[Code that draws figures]
[START]
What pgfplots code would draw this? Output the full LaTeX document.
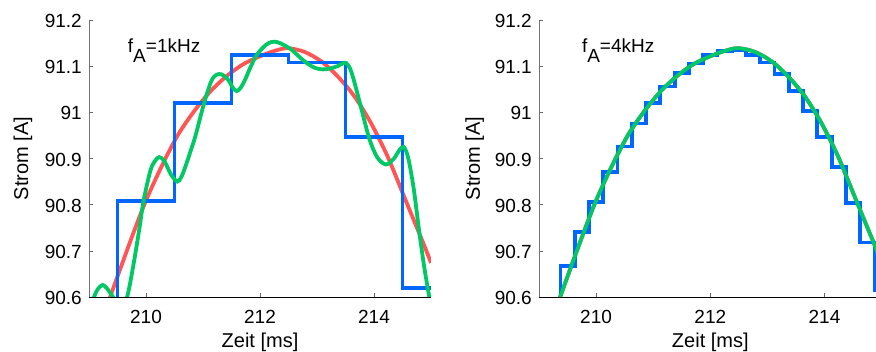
\documentclass[border=0pt]{standalone}
\usepackage{fontspec}
\setmainfont{Liberation Sans}
\usepackage{pgfplots}
\pgfplotsset{compat=1.18}

\definecolor{sigred}{RGB}{255,85,85}
\definecolor{holdblue}{RGB}{0,102,255}
\definecolor{recgreen}{RGB}{0,200,100}

% original current (same trace in both panels)
\pgfplotstableread{
t y
209.25 90.560
209.37 90.600
209.69 90.709
209.98 90.803
210.27 90.882
210.56 90.951
210.86 91.005
211.15 91.048
211.44 91.081
211.73 91.106
212.05 91.124
212.28 91.134
212.49 91.139
212.78 91.131
213.08 91.110
213.37 91.077
213.66 91.034
213.95 90.976
214.24 90.904
214.53 90.817
214.77 90.745
214.88 90.712
215.00 90.674
}\signal

\pgfplotsset{
  panel/.style={
    scale only axis, height=277pt,
    xmin=209, ymin=90.6, ymax=91.2,
    axis x line*=bottom, axis y line*=left,
    x axis line style={-, black, line width=0.8pt},
    y axis line style={-, black!55, line width=0.8pt},
    xtick={210,212,214}, xticklabels={210,212,214},
    ytick={90.6,90.7,90.8,90.9,91.0,91.1,91.2},
    yticklabels={90.6,90.7,90.8,90.9,91,91.1,91.2},
    tick align=inside, major tick length=3.5pt,
    tick style={black!60, line width=0.6pt},
    /pgf/number format/assume math mode=true,
    tick label style={font=\fontsize{19}{19}\selectfont, inner sep=0pt},
    xticklabel style={anchor=base, yshift=-26.3pt},
    yticklabel style={anchor=base east, xshift=-7pt, yshift=-7.5pt},
    label style={font=\fontsize{20}{20}\selectfont},
    xlabel={Zeit [ms]}, ylabel={Strom [A]},
    clip=true,
  },
  sig/.style={sigred, line width=3.8pt, smooth},
  hold/.style={holdblue, line width=3.8pt, const plot},
  rec/.style={recgreen, line width=3.8pt, smooth},
}

\newcommand{\fA}[1]{f\raisebox{-10pt}{A}=#1}

\begin{document}
\begin{tikzpicture}

% sampling at 1 kHz
\begin{axis}[panel, at={(89pt,54pt)}, anchor=south west,
  width=342pt, xmax=215,
  xlabel style={at={(axis description cs:0.5,0)}, anchor=base, yshift=-50.7pt},
  ylabel style={at={(axis description cs:-0.178,0.5)}, anchor=base}]
\addplot[sig] table[x=t,y=y] {\signal};
\addplot[hold] coordinates {
(208.5,90.400) (209.5,90.808) (210.5,91.020) (211.5,91.125)
(212.5,91.108) (213.5,90.946) (214.5,90.619) (215.5,90.619)};
\addplot[rec] coordinates {
(209.00,90.555) (209.09,90.600) (209.16,90.618) (209.24,90.626)
(209.32,90.618) (209.43,90.598) (209.55,90.575) (209.67,90.601)
(209.78,90.670) (209.88,90.745) (209.96,90.810) (210.08,90.875)
(210.16,90.895) (210.23,90.903) (210.32,90.895) (210.44,90.865)
(210.55,90.850) (210.62,90.860) (210.69,90.882) (210.78,90.915)
(210.87,90.950) (211.01,91.016) (211.13,91.063) (211.20,91.078)
(211.28,91.083) (211.36,91.080) (211.45,91.069) (211.52,91.054)
(211.59,91.046) (211.66,91.053) (211.74,91.071) (211.83,91.097)
(211.93,91.122) (212.05,91.140) (212.15,91.150) (212.25,91.153)
(212.35,91.150) (212.54,91.137) (212.70,91.119) (212.84,91.105)
(212.97,91.096) (213.10,91.093) (213.23,91.095) (213.36,91.100)
(213.45,91.106) (213.51,91.107) (213.58,91.095) (213.65,91.068)
(213.77,91.012) (213.92,90.942) (214.06,90.902) (214.21,90.887)
(214.35,90.900) (214.45,90.919) (214.52,90.925) (214.57,90.914)
(214.62,90.890) (214.70,90.832) (214.79,90.745) (214.88,90.666)
(214.97,90.600) (215.02,90.570)};
\node[anchor=base west, inner sep=0pt, font=\fontsize{19}{19}\selectfont]
  at (axis cs:209.68,91.13) {\fA{1kHz}};
\end{axis}

% sampling at 4 kHz
\begin{axis}[panel, at={(539pt,54pt)}, anchor=south west,
  width=338pt, xmax=214.92,
  xlabel style={at={(axis description cs:0.5068,0)}, anchor=base, yshift=-50.7pt},
  ylabel style={at={(axis description cs:-0.1746,0.5)}, anchor=base}]
\addplot[sig] table[x=t,y=y] {\signal};
\addplot[hold] coordinates {
(209.125,90.450) (209.375,90.668) (209.625,90.740) (209.875,90.806)
(210.125,90.870) (210.375,90.926) (210.625,90.976) (210.875,91.020)
(211.125,91.056) (211.375,91.085) (211.625,91.106) (211.875,91.124)
(212.125,91.133) (212.375,91.134) (212.625,91.124) (212.875,91.108)
(213.125,91.083) (213.375,91.047) (213.625,91.003) (213.875,90.947)
(214.125,90.882) (214.375,90.804) (214.625,90.718) (214.875,90.615)
(215.125,90.615)};
\addplot[rec] table[x=t,y=y] {\signal};
\node[anchor=base west, inner sep=0pt, font=\fontsize{19}{19}\selectfont]
  at (axis cs:209.75,91.13) {\fA{4kHz}};
\end{axis}

\pgfresetboundingbox
\path (0,0) rectangle (876pt,351pt);
\end{tikzpicture}
\end{document}
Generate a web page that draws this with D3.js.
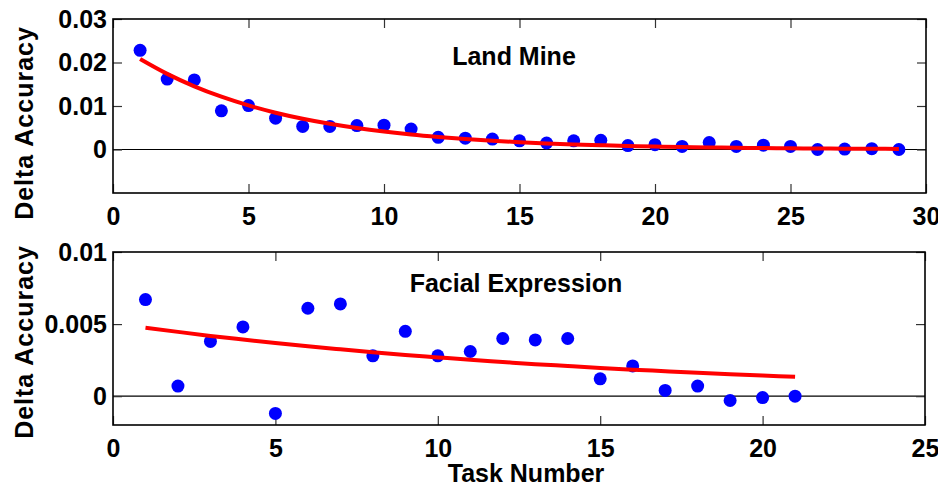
[END]
*Directions*:
Every line of text is to be repeated exactly; pictures are left out.

*Answer for the task*:
What pgfplots code would draw this? Output the full LaTeX document.
\documentclass[border=0pt]{standalone}
\usepackage{fontspec}
\setmainfont{Liberation Sans}
\usepackage{pgfplots}
\pgfplotsset{compat=1.18}

\definecolor{sigred}{RGB}{255,85,85}
\definecolor{holdblue}{RGB}{0,102,255}
\definecolor{recgreen}{RGB}{0,200,100}

% original current (same trace in both panels)
\pgfplotstableread{
t y
209.25 90.560
209.37 90.600
209.69 90.709
209.98 90.803
210.27 90.882
210.56 90.951
210.86 91.005
211.15 91.048
211.44 91.081
211.73 91.106
212.05 91.124
212.28 91.134
212.49 91.139
212.78 91.131
213.08 91.110
213.37 91.077
213.66 91.034
213.95 90.976
214.24 90.904
214.53 90.817
214.77 90.745
214.88 90.712
215.00 90.674
}\signal

\pgfplotsset{
  panel/.style={
    scale only axis, height=277pt,
    xmin=209, ymin=90.6, ymax=91.2,
    axis x line*=bottom, axis y line*=left,
    x axis line style={-, black, line width=0.8pt},
    y axis line style={-, black!55, line width=0.8pt},
    xtick={210,212,214}, xticklabels={210,212,214},
    ytick={90.6,90.7,90.8,90.9,91.0,91.1,91.2},
    yticklabels={90.6,90.7,90.8,90.9,91,91.1,91.2},
    tick align=inside, major tick length=3.5pt,
    tick style={black!60, line width=0.6pt},
    /pgf/number format/assume math mode=true,
    tick label style={font=\fontsize{19}{19}\selectfont, inner sep=0pt},
    xticklabel style={anchor=base, yshift=-26.3pt},
    yticklabel style={anchor=base east, xshift=-7pt, yshift=-7.5pt},
    label style={font=\fontsize{20}{20}\selectfont},
    xlabel={Zeit [ms]}, ylabel={Strom [A]},
    clip=true,
  },
  sig/.style={sigred, line width=3.8pt, smooth},
  hold/.style={holdblue, line width=3.8pt, const plot},
  rec/.style={recgreen, line width=3.8pt, smooth},
}

\newcommand{\fA}[1]{f\raisebox{-10pt}{A}=#1}

\begin{document}
\begin{tikzpicture}

% sampling at 1 kHz
\begin{axis}[panel, at={(89pt,54pt)}, anchor=south west,
  width=342pt, xmax=215,
  xlabel style={at={(axis description cs:0.5,0)}, anchor=base, yshift=-50.7pt},
  ylabel style={at={(axis description cs:-0.178,0.5)}, anchor=base}]
\addplot[sig] table[x=t,y=y] {\signal};
\addplot[hold] coordinates {
(208.5,90.400) (209.5,90.808) (210.5,91.020) (211.5,91.125)
(212.5,91.108) (213.5,90.946) (214.5,90.619) (215.5,90.619)};
\addplot[rec] coordinates {
(209.00,90.555) (209.09,90.600) (209.16,90.618) (209.24,90.626)
(209.32,90.618) (209.43,90.598) (209.55,90.575) (209.67,90.601)
(209.78,90.670) (209.88,90.745) (209.96,90.810) (210.08,90.875)
(210.16,90.895) (210.23,90.903) (210.32,90.895) (210.44,90.865)
(210.55,90.850) (210.62,90.860) (210.69,90.882) (210.78,90.915)
(210.87,90.950) (211.01,91.016) (211.13,91.063) (211.20,91.078)
(211.28,91.083) (211.36,91.080) (211.45,91.069) (211.52,91.054)
(211.59,91.046) (211.66,91.053) (211.74,91.071) (211.83,91.097)
(211.93,91.122) (212.05,91.140) (212.15,91.150) (212.25,91.153)
(212.35,91.150) (212.54,91.137) (212.70,91.119) (212.84,91.105)
(212.97,91.096) (213.10,91.093) (213.23,91.095) (213.36,91.100)
(213.45,91.106) (213.51,91.107) (213.58,91.095) (213.65,91.068)
(213.77,91.012) (213.92,90.942) (214.06,90.902) (214.21,90.887)
(214.35,90.900) (214.45,90.919) (214.52,90.925) (214.57,90.914)
(214.62,90.890) (214.70,90.832) (214.79,90.745) (214.88,90.666)
(214.97,90.600) (215.02,90.570)};
\node[anchor=base west, inner sep=0pt, font=\fontsize{19}{19}\selectfont]
  at (axis cs:209.68,91.13) {\fA{1kHz}};
\end{axis}

% sampling at 4 kHz
\begin{axis}[panel, at={(539pt,54pt)}, anchor=south west,
  width=338pt, xmax=214.92,
  xlabel style={at={(axis description cs:0.5068,0)}, anchor=base, yshift=-50.7pt},
  ylabel style={at={(axis description cs:-0.1746,0.5)}, anchor=base}]
\addplot[sig] table[x=t,y=y] {\signal};
\addplot[hold] coordinates {
(209.125,90.450) (209.375,90.668) (209.625,90.740) (209.875,90.806)
(210.125,90.870) (210.375,90.926) (210.625,90.976) (210.875,91.020)
(211.125,91.056) (211.375,91.085) (211.625,91.106) (211.875,91.124)
(212.125,91.133) (212.375,91.134) (212.625,91.124) (212.875,91.108)
(213.125,91.083) (213.375,91.047) (213.625,91.003) (213.875,90.947)
(214.125,90.882) (214.375,90.804) (214.625,90.718) (214.875,90.615)
(215.125,90.615)};
\addplot[rec] table[x=t,y=y] {\signal};
\node[anchor=base west, inner sep=0pt, font=\fontsize{19}{19}\selectfont]
  at (axis cs:209.75,91.13) {\fA{4kHz}};
\end{axis}

\pgfresetboundingbox
\path (0,0) rectangle (876pt,351pt);
\end{tikzpicture}
\end{document}
Generate a web page that draws this with D3.js.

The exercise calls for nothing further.